President Bongbong Marcos signaled reluctance to certify as urgent the proposal to replace the Independent Commission for Infrastructure with a stronger Independent People’s Commission as lawmakers intensified efforts to expand the investigative body’s mandate.
The President’s position followed Ombudsman Boying Remulla’s statement that the ICI may operate only until February, when its ongoing inquiries on public works corruption could be absorbed by the anti-graft office.
Senate President Vicente Sotto III filed the bill creating the IPC to institutionalize a permanent commission with broader authority than the ICI. The IPC proposal includes subpoena powers, the authority to cite individuals in contempt, and jurisdiction over all forms of government anomalies.
Sotto said the new commission would be equipped to pursue corruption cases directly. He said, “All the anomalies, the corruption, the anomalies in the NIA, in agriculture, all of that will be prosecuted.

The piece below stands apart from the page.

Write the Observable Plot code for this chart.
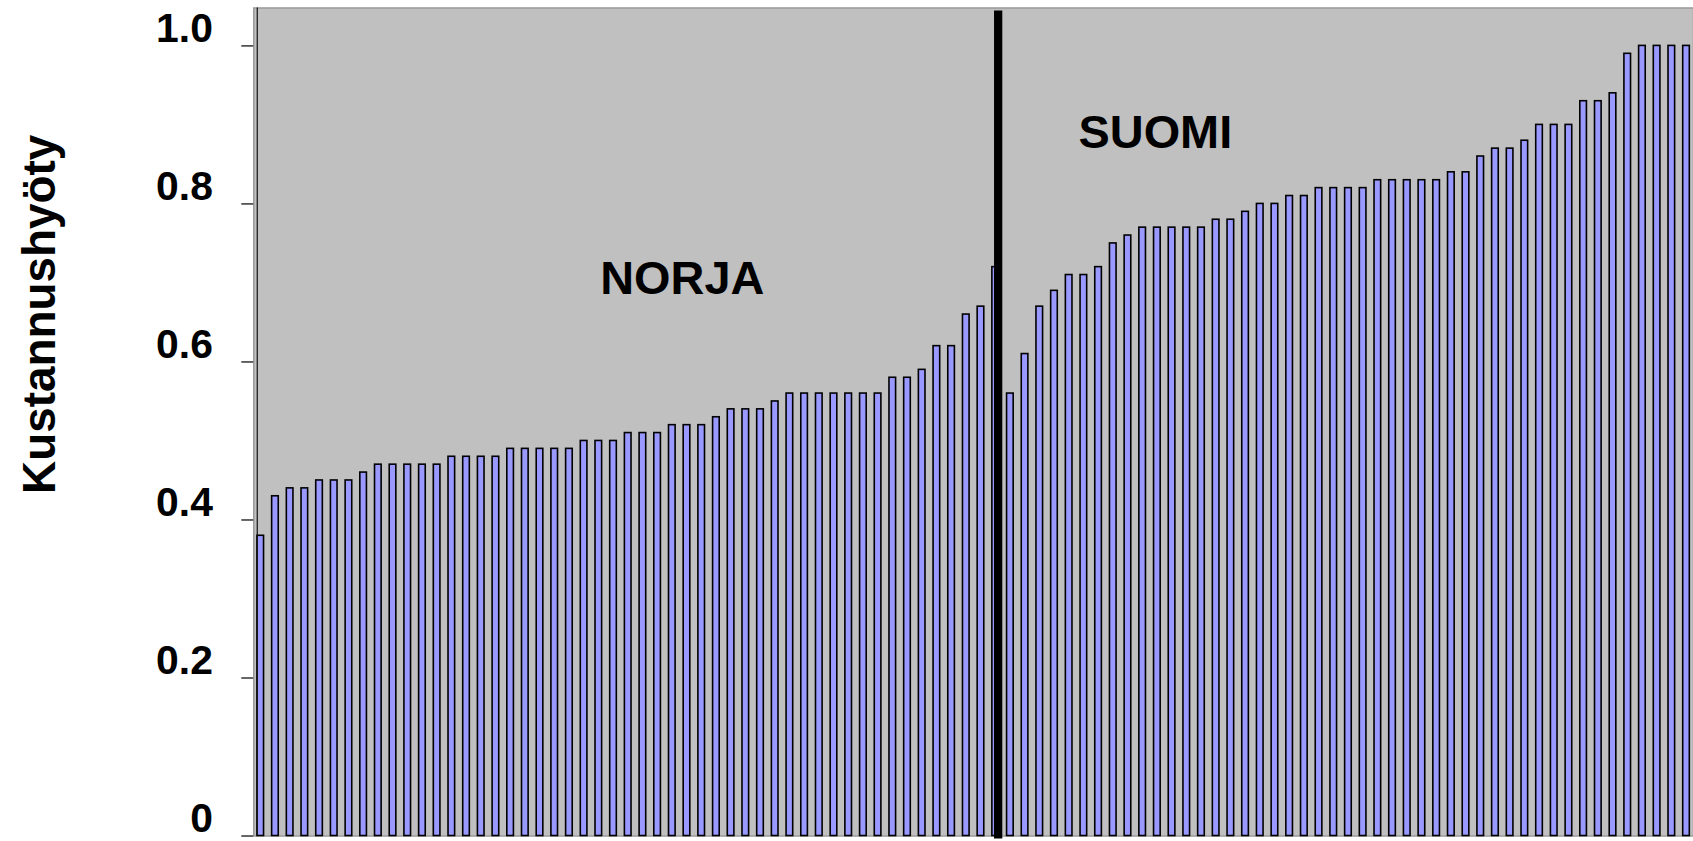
<!DOCTYPE html>
<html>
<head>
<meta charset="utf-8">
<script src="https://cdn.jsdelivr.net/npm/d3@7"></script>
<script src="https://cdn.jsdelivr.net/npm/@observablehq/plot@0.6"></script>
<style>
html, body { margin: 0; padding: 0; background: #ffffff; overflow: hidden; }
#chart { width: 1693px; height: 841px; overflow: hidden; }
</style>
</head>
<body>
<div id="chart"></div>
<script>
// Norway (sorted), last value is the bar hidden under the separator line
const norja = [0.38, 0.43, 0.44, 0.44, 0.45, 0.45, 0.45, 0.46, 0.47, 0.47,
  0.47, 0.47, 0.47, 0.48, 0.48, 0.48, 0.48, 0.49, 0.49, 0.49,
  0.49, 0.49, 0.50, 0.50, 0.50, 0.51, 0.51, 0.51, 0.52, 0.52,
  0.52, 0.53, 0.54, 0.54, 0.54, 0.55, 0.56, 0.56, 0.56, 0.56,
  0.56, 0.56, 0.56, 0.58, 0.58, 0.59, 0.62, 0.62, 0.66, 0.67, 0.72];
// Finland (sorted)
const suomi = [0.56, 0.61, 0.67, 0.69, 0.71, 0.71, 0.72, 0.75, 0.76, 0.77,
  0.77, 0.77, 0.77, 0.77, 0.78, 0.78, 0.79, 0.80, 0.80, 0.81,
  0.81, 0.82, 0.82, 0.82, 0.82, 0.83, 0.83, 0.83, 0.83, 0.83,
  0.84, 0.84, 0.86, 0.87, 0.87, 0.88, 0.90, 0.90, 0.90, 0.93,
  0.93, 0.94, 0.99, 1.00, 1.00, 1.00, 1.00];
const yTicks = [0, 0.2, 0.4, 0.6, 0.8, 1.0];
const yTickLabels = ["0", "0.2", "0.4", "0.6", "0.8", "1.0"];
const yTitle = "Kustannushyöty";
const countryLabels = ["NORJA", "SUOMI"];
const countryLabelPos = [29, 62];
const countryLabelY = [0.705, 0.89];

const table = [
  ...norja.map((v, i) => ({pos: i + 1, value: v, maa: "Norja"})),
  ...suomi.map((v, i) => ({pos: norja.length + i + 1, value: v, maa: "Suomi"}))
];
const positions = table.map(d => d.pos);
const labelRows = countryLabels.map((t, i) => ({label: t, pos: countryLabelPos[i], value: countryLabelY[i]}));

const font = "'Liberation Sans', Arial, Helvetica, sans-serif";

const chart = Plot.plot({
  width: 1698,
  height: 841,
  marginLeft: 254,
  marginRight: 0,
  marginTop: 7.5,
  marginBottom: 3,
  style: {fontFamily: font, fontWeight: "bold", background: "#ffffff", color: "#000", overflow: "visible"},
  x: {type: "band", domain: positions, paddingInner: 0.55, paddingOuter: 0.25, axis: null},
  y: {domain: [0, 1.048], axis: null, label: null},
  marks: [
    Plot.frame({fill: "#c0c0c0", stroke: "#9a9a9a", strokeWidth: 1.5}),
    Plot.barY(table, {x: "pos", y: "value", fill: "#9999ff", stroke: "#000000", strokeWidth: 1.6}),
    Plot.ruleX([positions[0]], {stroke: "#111", strokeWidth: 1.2, dx: -3.5}),
    Plot.ruleX([norja.length], {stroke: "#000", strokeWidth: 8.3, dx: 2.5, insetTop: 3, insetBottom: -3}),
    Plot.axisY({ticks: yTicks, tickSize: 12, tickFormat: () => "", label: null, stroke: "#333", strokeWidth: 1.5}),
    Plot.axisY({ticks: yTicks, tickSize: 0, tickPadding: 41, label: null, fontSize: 41, dy: -17,
      tickFormat: d => yTickLabels[yTicks.indexOf(d)], fill: "#000"}),
    Plot.text([yTitle], {text: d => d, frameAnchor: "left", rotate: -90, textAnchor: "middle",
      lineAnchor: "top", fontSize: 46, dx: -232, dy: -108, fill: "#000"}),
    Plot.text(labelRows.slice(0, 1), {x: "pos", y: "value", text: "label", fontSize: 47, dx: 10, fill: "#000"}),
    Plot.text(labelRows.slice(1, 2), {x: "pos", y: "value", text: "label", fontSize: 47, dx: -2, fill: "#000"})
  ]
});
document.getElementById("chart").appendChild(chart);
</script>
</body>
</html>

The IPC can investigate all of that.” He also suggested expanding the planned five-member panel to seven by including representatives from the Department of Justice and the Office of the Ombudsman. He said the President would appoint the IPC members and that the body must be led by a former chief justice.
Malacañang raised concerns about potential overlap with existing agencies. Presidential press officer Claire Castro said, “If Congress will pass a law creating such a body, we just hope that its constitutionality would not be questioned because it may cause redundancy in functions of other government agencies.” She said the Ombudsman and the Department of Justice already have authority to conduct hearings and evaluate probable cause. Castro added that the President does not want the new body to hold contempt powers and does not see a need to certify the bill as urgent while Congress is still deliberating on it.
The ICI was created by Marcos through Executive Order 94 in September and is chaired by former Supreme Court Justice Andres Reyes Jr. The commission functions as a fact-finding body that conducts hearings, receives testimony, and evaluates evidence before submitting recommendations to the Office of the Ombudsman. It has recommended the filing of cases against former Sen. Ramon Revilla, Jr. and resigned Ako Bicol Rep. Zaldy Co in connection with alleged diversion of public works funds.
Castro said the Cabinet has not yet discussed the Ombudsman’s statement on the commission’s possible dissolution by February. She said, “We have not yet discussed if the ICI’s mandate will end in two months’ time, because we have seen that ICI has provided significant assistance in the ongoing anticorruption investigations.”